→ **AIM OF THE EXERCISE**
Quote word for word the lines below, beginning with the first and ending with the one that has "(0,0) rectangle (550,428);". Drop the pictures.

→ **DATASET SECTION**
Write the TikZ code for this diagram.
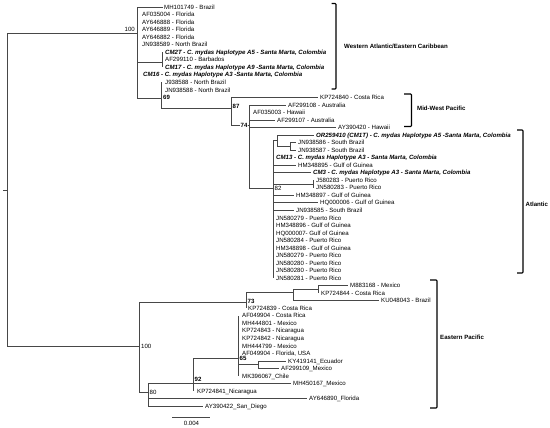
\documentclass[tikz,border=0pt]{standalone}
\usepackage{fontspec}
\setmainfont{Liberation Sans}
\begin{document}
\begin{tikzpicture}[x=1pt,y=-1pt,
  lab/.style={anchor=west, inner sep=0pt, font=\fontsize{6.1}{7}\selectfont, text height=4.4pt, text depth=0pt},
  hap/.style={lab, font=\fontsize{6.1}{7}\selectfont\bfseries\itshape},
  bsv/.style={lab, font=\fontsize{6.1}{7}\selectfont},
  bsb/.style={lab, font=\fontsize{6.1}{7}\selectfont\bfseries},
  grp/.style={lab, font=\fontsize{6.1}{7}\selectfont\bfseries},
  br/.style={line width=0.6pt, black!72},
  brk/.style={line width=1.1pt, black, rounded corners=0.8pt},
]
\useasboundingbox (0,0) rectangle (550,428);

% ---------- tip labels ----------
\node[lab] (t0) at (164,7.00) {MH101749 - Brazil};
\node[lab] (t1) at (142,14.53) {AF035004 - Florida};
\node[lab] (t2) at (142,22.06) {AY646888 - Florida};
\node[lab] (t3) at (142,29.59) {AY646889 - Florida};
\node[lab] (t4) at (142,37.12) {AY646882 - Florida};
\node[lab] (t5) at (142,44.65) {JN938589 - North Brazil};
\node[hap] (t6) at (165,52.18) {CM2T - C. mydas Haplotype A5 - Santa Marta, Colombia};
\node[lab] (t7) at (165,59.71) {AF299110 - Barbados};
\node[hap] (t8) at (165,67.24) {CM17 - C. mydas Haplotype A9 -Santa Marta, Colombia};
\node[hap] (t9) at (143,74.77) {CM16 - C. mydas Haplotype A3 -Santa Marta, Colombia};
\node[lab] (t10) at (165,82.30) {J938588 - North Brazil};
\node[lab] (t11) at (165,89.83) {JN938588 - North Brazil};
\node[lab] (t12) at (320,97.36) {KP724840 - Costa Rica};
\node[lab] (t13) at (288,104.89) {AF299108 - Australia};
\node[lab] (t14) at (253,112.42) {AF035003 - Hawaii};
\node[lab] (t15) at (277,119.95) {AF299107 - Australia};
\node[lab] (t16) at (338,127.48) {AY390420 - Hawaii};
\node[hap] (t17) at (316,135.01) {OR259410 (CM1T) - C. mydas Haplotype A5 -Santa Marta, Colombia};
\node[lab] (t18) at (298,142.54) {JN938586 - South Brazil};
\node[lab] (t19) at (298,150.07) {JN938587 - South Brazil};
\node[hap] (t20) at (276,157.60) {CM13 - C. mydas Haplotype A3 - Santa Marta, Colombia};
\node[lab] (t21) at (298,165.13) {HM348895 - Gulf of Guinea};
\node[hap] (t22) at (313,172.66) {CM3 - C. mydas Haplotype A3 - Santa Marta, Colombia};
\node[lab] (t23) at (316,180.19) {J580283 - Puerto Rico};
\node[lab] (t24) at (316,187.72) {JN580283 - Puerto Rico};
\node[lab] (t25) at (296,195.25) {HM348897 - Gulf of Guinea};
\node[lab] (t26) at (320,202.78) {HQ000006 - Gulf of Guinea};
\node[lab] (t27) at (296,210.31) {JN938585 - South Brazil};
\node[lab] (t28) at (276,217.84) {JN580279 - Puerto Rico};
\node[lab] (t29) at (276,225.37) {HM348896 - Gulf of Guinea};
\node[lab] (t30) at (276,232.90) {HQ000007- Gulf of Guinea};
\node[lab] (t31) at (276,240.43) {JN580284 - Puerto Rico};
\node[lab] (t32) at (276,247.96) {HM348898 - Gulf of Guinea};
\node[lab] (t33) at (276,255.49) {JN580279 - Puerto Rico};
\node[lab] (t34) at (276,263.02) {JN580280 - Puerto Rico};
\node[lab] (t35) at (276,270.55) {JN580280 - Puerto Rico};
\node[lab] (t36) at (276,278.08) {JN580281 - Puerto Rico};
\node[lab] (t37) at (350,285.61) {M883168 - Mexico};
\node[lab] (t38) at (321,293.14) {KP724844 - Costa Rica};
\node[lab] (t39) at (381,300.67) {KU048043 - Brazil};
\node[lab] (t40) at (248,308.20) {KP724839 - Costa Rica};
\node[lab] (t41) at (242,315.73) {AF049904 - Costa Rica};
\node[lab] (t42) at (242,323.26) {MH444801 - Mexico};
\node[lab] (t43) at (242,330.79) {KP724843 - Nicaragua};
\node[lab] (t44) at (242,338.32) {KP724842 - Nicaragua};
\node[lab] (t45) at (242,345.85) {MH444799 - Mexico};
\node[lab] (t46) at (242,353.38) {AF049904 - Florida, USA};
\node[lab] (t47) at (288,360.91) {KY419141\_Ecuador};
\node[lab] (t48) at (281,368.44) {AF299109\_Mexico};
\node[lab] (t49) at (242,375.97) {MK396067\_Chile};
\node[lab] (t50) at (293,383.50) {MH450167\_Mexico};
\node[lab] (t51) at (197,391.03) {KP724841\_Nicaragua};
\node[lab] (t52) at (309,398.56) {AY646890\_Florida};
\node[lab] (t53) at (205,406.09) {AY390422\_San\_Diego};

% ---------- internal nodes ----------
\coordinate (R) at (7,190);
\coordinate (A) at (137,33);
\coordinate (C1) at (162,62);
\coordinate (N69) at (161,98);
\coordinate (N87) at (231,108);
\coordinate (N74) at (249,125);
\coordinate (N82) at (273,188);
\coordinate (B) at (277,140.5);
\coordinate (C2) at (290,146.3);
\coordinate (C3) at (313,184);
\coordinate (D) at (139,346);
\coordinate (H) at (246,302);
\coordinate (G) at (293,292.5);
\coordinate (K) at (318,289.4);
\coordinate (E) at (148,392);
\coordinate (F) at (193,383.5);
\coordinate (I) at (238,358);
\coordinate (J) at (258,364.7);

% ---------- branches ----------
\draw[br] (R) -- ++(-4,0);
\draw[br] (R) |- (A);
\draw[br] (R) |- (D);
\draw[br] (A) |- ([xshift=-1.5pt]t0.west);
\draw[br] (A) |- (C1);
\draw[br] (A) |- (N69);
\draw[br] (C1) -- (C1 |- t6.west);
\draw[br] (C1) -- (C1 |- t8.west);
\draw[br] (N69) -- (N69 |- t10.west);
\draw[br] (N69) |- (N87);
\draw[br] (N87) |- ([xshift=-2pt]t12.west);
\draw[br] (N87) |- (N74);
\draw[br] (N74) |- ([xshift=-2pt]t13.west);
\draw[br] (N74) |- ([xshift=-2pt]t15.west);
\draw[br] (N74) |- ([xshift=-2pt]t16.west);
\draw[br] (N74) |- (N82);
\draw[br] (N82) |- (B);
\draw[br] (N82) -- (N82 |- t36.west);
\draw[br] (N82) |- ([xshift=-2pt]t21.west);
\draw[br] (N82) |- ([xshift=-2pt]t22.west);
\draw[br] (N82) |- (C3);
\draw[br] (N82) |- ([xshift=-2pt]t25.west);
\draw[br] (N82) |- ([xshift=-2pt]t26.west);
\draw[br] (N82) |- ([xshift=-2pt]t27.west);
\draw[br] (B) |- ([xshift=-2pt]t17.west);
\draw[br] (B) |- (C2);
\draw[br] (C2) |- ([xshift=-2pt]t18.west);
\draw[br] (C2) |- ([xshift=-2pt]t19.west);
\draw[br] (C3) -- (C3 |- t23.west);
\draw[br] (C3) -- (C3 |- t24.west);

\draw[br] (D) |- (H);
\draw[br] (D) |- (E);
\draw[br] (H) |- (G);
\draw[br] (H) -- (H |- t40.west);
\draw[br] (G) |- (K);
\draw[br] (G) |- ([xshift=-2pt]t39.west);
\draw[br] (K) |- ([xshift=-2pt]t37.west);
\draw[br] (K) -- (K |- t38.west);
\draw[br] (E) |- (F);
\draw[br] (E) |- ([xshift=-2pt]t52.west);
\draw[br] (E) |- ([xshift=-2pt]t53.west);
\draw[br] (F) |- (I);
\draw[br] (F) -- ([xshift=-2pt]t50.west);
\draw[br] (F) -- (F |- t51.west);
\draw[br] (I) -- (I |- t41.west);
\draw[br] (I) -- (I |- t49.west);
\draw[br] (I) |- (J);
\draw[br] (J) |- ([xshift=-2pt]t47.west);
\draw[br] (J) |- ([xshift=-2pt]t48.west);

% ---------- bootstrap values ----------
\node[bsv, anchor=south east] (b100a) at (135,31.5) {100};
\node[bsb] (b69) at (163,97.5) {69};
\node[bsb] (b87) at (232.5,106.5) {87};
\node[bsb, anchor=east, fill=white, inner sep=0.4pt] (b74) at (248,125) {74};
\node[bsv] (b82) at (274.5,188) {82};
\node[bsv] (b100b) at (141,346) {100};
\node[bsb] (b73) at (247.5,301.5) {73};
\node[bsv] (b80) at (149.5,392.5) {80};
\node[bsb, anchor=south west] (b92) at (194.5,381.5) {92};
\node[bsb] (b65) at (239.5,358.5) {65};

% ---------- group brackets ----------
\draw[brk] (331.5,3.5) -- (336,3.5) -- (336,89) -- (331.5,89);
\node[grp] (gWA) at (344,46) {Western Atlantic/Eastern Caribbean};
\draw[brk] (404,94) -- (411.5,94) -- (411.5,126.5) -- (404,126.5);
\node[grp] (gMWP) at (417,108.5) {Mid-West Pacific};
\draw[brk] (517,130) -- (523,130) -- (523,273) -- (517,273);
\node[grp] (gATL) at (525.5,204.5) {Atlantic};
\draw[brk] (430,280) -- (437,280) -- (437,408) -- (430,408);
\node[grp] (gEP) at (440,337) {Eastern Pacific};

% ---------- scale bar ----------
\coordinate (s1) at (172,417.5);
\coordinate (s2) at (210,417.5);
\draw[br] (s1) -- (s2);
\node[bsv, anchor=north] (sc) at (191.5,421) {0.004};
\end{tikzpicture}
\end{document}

→ **SOLUTION**
Write the TikZ code for this diagram.
\documentclass[tikz,border=0pt]{standalone}
\usepackage{fontspec}
\setmainfont{Liberation Sans}
\begin{document}
\begin{tikzpicture}[x=1pt,y=-1pt,
  lab/.style={anchor=west, inner sep=0pt, font=\fontsize{6.1}{7}\selectfont, text height=4.4pt, text depth=0pt},
  hap/.style={lab, font=\fontsize{6.1}{7}\selectfont\bfseries\itshape},
  bsv/.style={lab, font=\fontsize{6.1}{7}\selectfont},
  bsb/.style={lab, font=\fontsize{6.1}{7}\selectfont\bfseries},
  grp/.style={lab, font=\fontsize{6.1}{7}\selectfont\bfseries},
  br/.style={line width=0.6pt, black!72},
  brk/.style={line width=1.1pt, black, rounded corners=0.8pt},
]
\useasboundingbox (0,0) rectangle (550,428);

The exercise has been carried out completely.